START Materials provided

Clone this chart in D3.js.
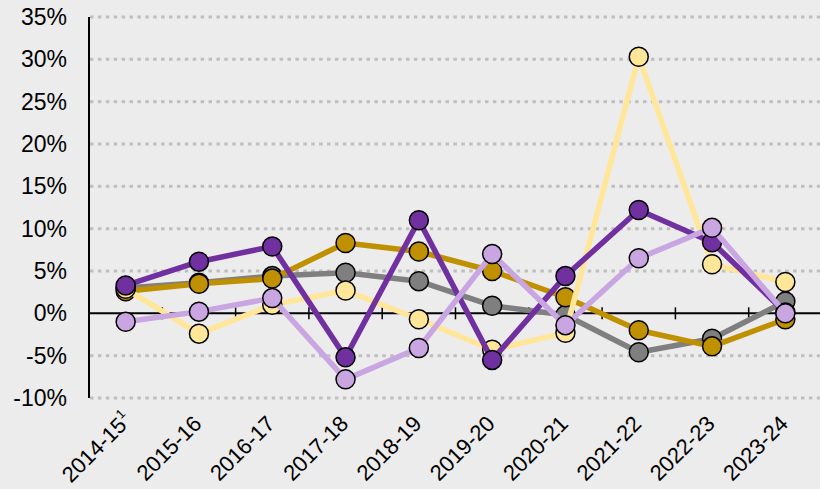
<!DOCTYPE html>
<html>
<head>
<meta charset="utf-8">
<script src="https://cdn.jsdelivr.net/npm/d3@7"></script>
<style>
  html, body { margin: 0; padding: 0; background: #ececec; }
  svg { display: block; font-family: "Liberation Sans", Arial, sans-serif; }
</style>
</head>
<body>
<svg id="chart" width="820" height="489"></svg>
<script>
// Year-on-year change (%) by financial year
const categories = ["2014-15", "2015-16", "2016-17", "2017-18", "2018-19", "2019-20", "2020-21", "2021-22", "2022-23", "2023-24"];
const yTicks = [-10, -5, 0, 5, 10, 15, 20, 25, 30, 35];

const seriesGray       = [3.0, 3.6, 4.4, 4.8, 3.8, 0.9, -0.2, -4.6, -3.0, 1.4];
const seriesGold       = [2.6, 3.5, 4.1, 8.3, 7.3, 5.0, 1.9, -2.0, -3.9, -0.7];
const seriesPaleYellow = [2.9, -2.4, 1.0, 2.7, -0.7, -4.3, -2.3, 30.3, 5.8, 3.7];
const seriesPurple     = [3.3, 6.1, 7.9, -5.2, 11.0, -5.5, 4.4, 12.2, 8.4, 0.1];
const seriesLilac      = [-1.0, 0.2, 1.8, -7.8, -4.1, 7.0, -1.4, 6.5, 10.1, 0.0];

const seriesList = [
  { values: seriesGray,       color: "#7f7f7f" },
  { values: seriesGold,       color: "#bf9000" },
  { values: seriesPaleYellow, color: "#ffe699" },
  { values: seriesPurple,     color: "#7030a0" },
  { values: seriesLilac,      color: "#c9a6e2" }
];

const svg = d3.select("#chart");
const plotLeft = 89, plotRight = 822, plotTop = 17, plotBottom = 398;

const x = d3.scaleBand().domain(categories).range([plotLeft, plotRight]).padding(0);
const y = d3.scaleLinear().domain([-10, 35]).range([plotBottom, plotTop]);
const cx = d => x(d) + x.bandwidth() / 2;

// Dotted horizontal gridlines
svg.append("g")
  .selectAll("line")
  .data(yTicks.filter(t => t !== 0))
  .join("line")
  .attr("x1", plotLeft + 1).attr("x2", 820)
  .attr("y1", d => y(d)).attr("y2", d => y(d))
  .attr("stroke", "#bfbfbf")
  .attr("stroke-width", 3)
  .attr("stroke-dasharray", "3.5,4.4");

// Y axis (labels only, with a vertical rule)
const yAxis = d3.axisLeft(y).tickValues(yTicks).tickFormat(d => d + "%").tickSize(0).tickPadding(22);
const gy = svg.append("g").attr("transform", `translate(${plotLeft},0)`).call(yAxis);
gy.select(".domain").remove();
gy.selectAll("text")
  .attr("font-size", 23)
  .attr("fill", "#000")
  .attr("font-family", "Liberation Sans, Arial, sans-serif");
svg.append("line")
  .attr("x1", plotLeft).attr("x2", plotLeft)
  .attr("y1", y(35)).attr("y2", y(-10))
  .attr("stroke", "#000").attr("stroke-width", 2);

// Zero baseline with category boundary ticks
const y0 = y(0);
svg.append("line")
  .attr("x1", plotLeft).attr("x2", 820)
  .attr("y1", y0).attr("y2", y0)
  .attr("stroke", "#000").attr("stroke-width", 2);
svg.append("g")
  .selectAll("line")
  .data(categories.slice(1))
  .join("line")
  .attr("x1", d => x(d)).attr("x2", d => x(d))
  .attr("y1", y0 - 6).attr("y2", y0 + 6)
  .attr("stroke", "#000").attr("stroke-width", 1.5);

// Rotated category labels (the first carries a footnote marker)
const labels = svg.append("g")
  .selectAll("text")
  .data(categories)
  .join("text")
  .attr("transform", (d, i) => i === 0
    ? `translate(${cx(d) + 7.5},${y(-10) + 23.5}) rotate(-45)`
    : `translate(${cx(d) + 4},${y(-10) + 27}) rotate(-45)`)
  .attr("text-anchor", "end")
  .attr("font-size", 22)
  .attr("fill", "#000");
labels.append("tspan").text(d => d);
labels.filter((d, i) => i === 0)
  .append("tspan")
  .attr("font-size", 13)
  .attr("dy", -10)
  .text("1");

// Series: line then markers
const line = d3.line().x((d, i) => cx(categories[i])).y(d => y(d));
seriesList.forEach(s => {
  const g = svg.append("g");
  g.append("path")
    .datum(s.values)
    .attr("d", line)
    .attr("fill", "none")
    .attr("stroke", s.color)
    .attr("stroke-width", 5.5)
    .attr("stroke-linejoin", "round");
  g.selectAll("circle")
    .data(s.values)
    .join("circle")
    .attr("cx", (d, i) => cx(categories[i]))
    .attr("cy", d => y(d))
    .attr("r", 9.5)
    .attr("fill", s.color)
    .attr("stroke", "#000")
    .attr("stroke-width", 1.5);
});
</script>
</body>
</html>
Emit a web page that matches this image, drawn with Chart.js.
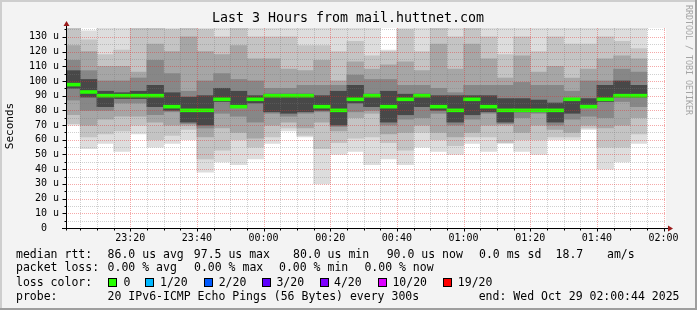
<!DOCTYPE html>
<html>
<head>
<meta charset="utf-8">
<script src="https://cdn.jsdelivr.net/npm/chart.js@4.4.1/dist/chart.umd.min.js"></script>
<style>
  html, body { margin: 0; padding: 0; background: #f3f3f3; }
  #wrap { width: 697px; height: 310px; }
</style>
</head>
<body>
<div id="wrap"><canvas id="smoke" width="697" height="310"></canvas></div>
<script>
// minutes after 23:00, centre of each 5 minute slot
const slotMid = [2.5, 7.5, 12.5, 17.5, 22.5, 27.5, 32.5, 37.5, 42.5, 47.5, 52.5, 57.5, 62.5, 67.5, 72.5, 77.5, 82.5, 87.5,
  92.5, 97.5, 102.5, 107.5, 112.5, 117.5, 122.5, 127.5, 132.5, 137.5, 142.5, 147.5, 152.5, 157.5, 162.5, 167.5, 172.5];

// smoke bands (us), outer = lightest
const lo1 = [70, 54, 57.5, 52, 64, 55, 57.5, 60, 38, 45, 43, 47, 57.5, 66, 62, 30, 50, 52, 43, 47, 43, 55, 52, 50, 57.5, 52, 57.5, 52, 50, 60, 60, 67, 40, 45, 57.5];
const lo2 = [71, 62, 64, 66, 70, 60, 63, 67, 47, 53, 60, 55, 62, 68, 63, 54, 58, 61, 62, 58, 53, 65, 60, 56, 62, 62, 58, 60, 60, 62, 62, 68, 55, 55, 64];
const lo3 = [77, 70, 74, 76, 76, 72, 70, 70, 62, 68, 65, 61, 70, 72, 68, 72, 66, 75, 78, 64, 65, 70, 65, 62, 65, 70, 70, 65, 70, 67, 65, 70, 68, 70, 75];
const lo4 = [87, 80, 80, 85, 85, 77, 79, 71, 68, 78, 76, 72, 78, 76, 78, 79, 69, 79, 80, 70, 74, 75, 78, 70, 74, 78, 71, 75, 78, 70, 74, 76, 75, 86, 82.5];
const lo5 = [95, 89, 82.5, 88, 88, 82.5, 80, 72, 70, 86, 82, 85, 79, 78, 79, 80, 70, 85, 82.5, 72, 77, 82.5, 80, 72, 77, 79, 72, 79, 79, 72, 78, 84, 86, 89, 89];
const median = [97.5, 92.5, 90, 90, 90, 90, 82.5, 80, 80, 87.5, 82.5, 87.5, 90, 90, 90, 82.5, 80, 87.5, 90, 82.5, 87.5, 90, 82.5, 80, 87.5, 82.5, 80, 80, 80, 80, 87.5, 82.5, 87.5, 90, 90];
const hi5 = [107, 101, 93, 92, 93, 97, 92, 89, 90, 95, 93, 90, 91, 91, 91, 90, 93, 97, 91, 93, 91, 91, 90, 90, 90, 90, 88, 88, 87, 85, 88, 88, 97, 100, 97];
const hi4 = [114, 107, 100, 100, 102, 114, 105, 93, 100, 105, 101, 100, 95, 95, 97, 97, 97, 104, 101, 101, 97, 97, 95, 92, 97, 97, 97, 99, 97, 97, 93, 100, 100, 108, 106];
const hi3 = [124, 120, 110, 110, 106, 125, 120, 130, 120, 118, 124, 115, 115, 108, 107, 114, 100, 113, 108, 111, 113, 107, 125, 108, 125, 115, 102, 117, 106, 110, 102, 108, 115, 117, 115];
const hi2 = [140, 128, 118, 121, 138, 136, 135, 136, 135, 130, 136, 130, 130, 130, 124, 124, 120, 127, 117, 120, 135, 120, 136, 130, 136, 130, 118, 130, 120, 130, 125, 125, 130, 127, 122];
const hi1 = [145, 134, 138, 140, 140, 140, 140, 140, 140, 137, 140, 140, 137, 137, 137, 137, 137, 137, 137, 121, 140, 137, 140, 137, 140, 137, 137, 137, 137, 137, 137, 137, 137, 137, 137];

const timeTicks = [20, 40, 60, 80, 100, 120, 140, 160, 180];
const timeLabels = ['23:20', '23:40', '00:00', '00:20', '00:40', '01:00', '01:20', '01:40', '02:00'];
const yTicks = [0, 10, 20, 30, 40, 50, 60, 70, 80, 90, 100, 110, 120, 130];

const title = 'Last 3 Hours from mail.huttnet.com';
const rttStats = ['86.0 us avg', '97.5 us max', '80.0 us min', '90.0 us now', '0.0 ms sd', '18.7', 'am/s'];
const lossStats = ['0.00 % avg', '0.00 % max', '0.00 % min', '0.00 % now'];
const lossLabels = ['0', '1/20', '2/20', '3/20', '4/20', '10/20', '19/20'];
const lossColors = ['#26ff00', '#00b8ff', '#0059ff', '#5e00ff', '#7e00ff', '#dd00ff', '#ff0000'];
const probeText = '20 IPv6-ICMP Echo Pings (56 Bytes) every 300s';
const endText = 'end: Wed Oct 29 02:00:44 2025';

const MONO = '"DejaVu Sans Mono", "Liberation Mono", monospace';
Chart.defaults.font.family = MONO;
Chart.defaults.color = '#000';

const layer = (lo, hi, color, order) => ({
  data: slotMid.map((x, i) => ({ x, y: [lo[i], hi[i]] })),
  backgroundColor: color,
  borderWidth: 0,
  grouped: false,
  barPercentage: 1,
  categoryPercentage: 1,
  order
});

const medianLine = {
  data: slotMid.map((x, i) => ({ x, y: [median[i] - 1, median[i] + 1] })),
  backgroundColor: lossColors[0],
  borderWidth: 0,
  grouped: false,
  barPercentage: 1,
  categoryPercentage: 1,
  order: 1
};

const framePlugin = {
  id: 'frame',
  beforeDraw(chart) {
    const { ctx, width, height, chartArea: a } = chart;
    ctx.save();
    ctx.fillStyle = '#f3f3f3';
    ctx.fillRect(0, 0, width, height);
    ctx.fillStyle = '#cecece';
    ctx.fillRect(0, 0, width, 2);
    ctx.fillRect(0, 0, 2, height);
    ctx.fillStyle = '#9e9e9e';
    ctx.fillRect(0, height - 2, width, 2);
    ctx.fillRect(width - 2, 0, 2, height);
    ctx.fillStyle = '#ffffff';
    ctx.fillRect(a.left, a.top, a.right - a.left, a.bottom - a.top);
    ctx.restore();
  }
};

const gridPlugin = {
  id: 'rrdgrid',
  afterDatasetsDraw(chart) {
    const { ctx, chartArea: a, scales: { x, y } } = chart;
    const vline = (px) => { ctx.beginPath(); ctx.moveTo(px, a.top); ctx.lineTo(px, a.bottom); ctx.stroke(); };
    const hline = (py) => { ctx.beginPath(); ctx.moveTo(a.left, py); ctx.lineTo(a.right, py); ctx.stroke(); };
    ctx.save();
    ctx.lineWidth = 1;
    ctx.setLineDash([1, 1]);
    // minor grid every 5 min / 5 us
    ctx.strokeStyle = 'rgba(120,120,120,0.35)';
    for (let m = 5; m <= 180; m += 5) if (m % 20) vline(Math.round(x.getPixelForValue(m)) + 0.5);
    for (let v = 5; v <= 135; v += 5) if (v % 10) hline(Math.round(y.getPixelForValue(v)) + 0.5);
    // major grid
    ctx.strokeStyle = 'rgba(230,40,40,0.4)';
    timeTicks.forEach(m => vline(Math.round(x.getPixelForValue(m)) + 0.5));
    yTicks.forEach(v => { if (v) hline(Math.round(y.getPixelForValue(v)) + 0.5); });
    ctx.setLineDash([]);

    // axes
    const x0 = Math.round(a.left) + 0.5;
    const y0 = Math.round(y.getPixelForValue(0)) + 0.5;
    ctx.strokeStyle = '#000';
    ctx.beginPath();
    ctx.moveTo(a.left - 4, y0); ctx.lineTo(a.right + 3, y0);
    ctx.moveTo(x0, y0 + 2); ctx.lineTo(x0, a.top - 3);
    for (let v = 5; v <= 135; v += 5) {
      const py = Math.round(y.getPixelForValue(v)) + 0.5;
      ctx.moveTo(x0 - (v % 10 ? 2 : 4), py); ctx.lineTo(x0, py);
    }
    for (let m = 5; m <= 180; m += 5) {
      const px = Math.round(x.getPixelForValue(m)) + 0.5;
      ctx.moveTo(px, y0); ctx.lineTo(px, y0 + (m % 20 ? 2 : 3));
    }
    ctx.stroke();

    // arrow heads
    ctx.fillStyle = '#9a1b1b';
    ctx.beginPath();
    ctx.moveTo(x0 - 3, a.top - 2); ctx.lineTo(x0 + 3, a.top - 2); ctx.lineTo(x0, a.top - 7); ctx.closePath();
    ctx.fill();
    ctx.beginPath();
    ctx.moveTo(a.right + 2, y0 - 3); ctx.lineTo(a.right + 2, y0 + 3); ctx.lineTo(a.right + 7, y0); ctx.closePath();
    ctx.fill();
    ctx.restore();
  }
};

const textPlugin = {
  id: 'rrdtext',
  afterDraw(chart) {
    const { ctx } = chart;
    ctx.save();
    ctx.fillStyle = '#000';
    ctx.textBaseline = 'middle';

    ctx.font = '13.3px ' + MONO;
    ctx.textAlign = 'center';
    ctx.fillText(title, 348, 19);

    ctx.save();
    ctx.font = '11px ' + MONO;
    ctx.translate(10, 126);
    ctx.rotate(-Math.PI / 2);
    ctx.fillText('Seconds', 0, 0);
    ctx.restore();

    ctx.save();
    ctx.font = '8.3px ' + MONO;
    ctx.fillStyle = '#a4a4a4';
    ctx.translate(688, 60);
    ctx.rotate(Math.PI / 2);
    ctx.fillText('RRDTOOL / TOBI OETIKER', 0, 0);
    ctx.restore();

    ctx.textAlign = 'left';
    ctx.font = '11.5px ' + MONO;
    ctx.fillText('median rtt:', 16, 255);
    [107.6, 193.8, 293, 386.7, 479, 555.6, 607].forEach((px, i) => ctx.fillText(rttStats[i], px, 255));

    ctx.fillText('packet loss:', 16, 268.5);
    [107.6, 194, 279, 364.4].forEach((px, i) => ctx.fillText(lossStats[i], px, 268.5));

    ctx.fillText('loss color:', 16, 282.7);
    const boxX = [108.4, 145.3, 204, 262, 320, 377.8, 442.7];
    const labX = [123.6, 160, 218.7, 276.4, 334, 392.4, 457.8];
    lossLabels.forEach((lab, i) => {
      ctx.fillStyle = lossColors[i];
      ctx.fillRect(Math.round(boxX[i]), 278, 8, 9);
      ctx.strokeStyle = '#000';
      ctx.lineWidth = 1;
      ctx.strokeRect(Math.round(boxX[i]) + 0.5, 278.5, 8, 8);
      ctx.fillStyle = '#000';
      ctx.fillText(lab, labX[i], 282.7);
    });

    ctx.fillText('probe:', 16, 296.7);
    ctx.fillText(probeText, 107.6, 296.7);
    ctx.fillText(endText, 478.7, 296.7);
    ctx.restore();
  }
};

new Chart(document.getElementById('smoke'), {
  type: 'bar',
  data: {
    datasets: [
      layer(lo1, hi1, '#dddddd', 6),
      layer(lo2, hi2, '#c4c4c4', 5),
      layer(lo3, hi3, '#a6a6a6', 4),
      layer(lo4, hi4, '#878787', 3),
      layer(lo5, hi5, '#484848', 2),
      medianLine
    ]
  },
  options: {
    responsive: false,
    animation: false,
    events: [],
    layout: { padding: { left: 0, top: 28, right: 31, bottom: 62 } },
    plugins: { legend: { display: false }, tooltip: { enabled: false } },
    scales: {
      x: {
        type: 'linear',
        min: 0.733,
        max: 180.733,
        offset: false,
        grid: { display: false, drawTicks: false },
        border: { display: false },
        afterBuildTicks: s => { s.ticks = timeTicks.map(v => ({ value: v })); },
        afterFit: s => { s.height = 20; },
        ticks: {
          autoSkip: false,
          maxRotation: 0,
          padding: 4,
          font: { size: 10 },
          color: '#000',
          callback: v => timeLabels[timeTicks.indexOf(v)]
        }
      },
      y: {
        min: 0,
        max: 136,
        grid: { display: false, drawTicks: false },
        border: { display: false },
        afterBuildTicks: s => { s.ticks = yTicks.map(v => ({ value: v })); },
        afterFit: s => { s.width = 66; },
        ticks: {
          padding: 7,
          font: { size: 10 },
          color: '#000',
          callback: v => (v === 0 ? '0  ' : v + ' u')
        }
      }
    }
  },
  plugins: [framePlugin, gridPlugin, textPlugin]
});
</script>
</body>
</html>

END Materials provided

## Direction
Copy, word for word, the entries above from the first line to the line that holds "const plotLeft = 89, plotRight". Drop the pictures.

## Output of the task
Clone this chart in D3.js.
<!DOCTYPE html>
<html>
<head>
<meta charset="utf-8">
<script src="https://cdn.jsdelivr.net/npm/d3@7"></script>
<style>
  html, body { margin: 0; padding: 0; background: #ececec; }
  svg { display: block; font-family: "Liberation Sans", Arial, sans-serif; }
</style>
</head>
<body>
<svg id="chart" width="820" height="489"></svg>
<script>
// Year-on-year change (%) by financial year
const categories = ["2014-15", "2015-16", "2016-17", "2017-18", "2018-19", "2019-20", "2020-21", "2021-22", "2022-23", "2023-24"];
const yTicks = [-10, -5, 0, 5, 10, 15, 20, 25, 30, 35];

const seriesGray       = [3.0, 3.6, 4.4, 4.8, 3.8, 0.9, -0.2, -4.6, -3.0, 1.4];
const seriesGold       = [2.6, 3.5, 4.1, 8.3, 7.3, 5.0, 1.9, -2.0, -3.9, -0.7];
const seriesPaleYellow = [2.9, -2.4, 1.0, 2.7, -0.7, -4.3, -2.3, 30.3, 5.8, 3.7];
const seriesPurple     = [3.3, 6.1, 7.9, -5.2, 11.0, -5.5, 4.4, 12.2, 8.4, 0.1];
const seriesLilac      = [-1.0, 0.2, 1.8, -7.8, -4.1, 7.0, -1.4, 6.5, 10.1, 0.0];

const seriesList = [
  { values: seriesGray,       color: "#7f7f7f" },
  { values: seriesGold,       color: "#bf9000" },
  { values: seriesPaleYellow, color: "#ffe699" },
  { values: seriesPurple,     color: "#7030a0" },
  { values: seriesLilac,      color: "#c9a6e2" }
];

const svg = d3.select("#chart");
const plotLeft = 89, plotRight = 822, plotTop = 17, plotBottom = 398;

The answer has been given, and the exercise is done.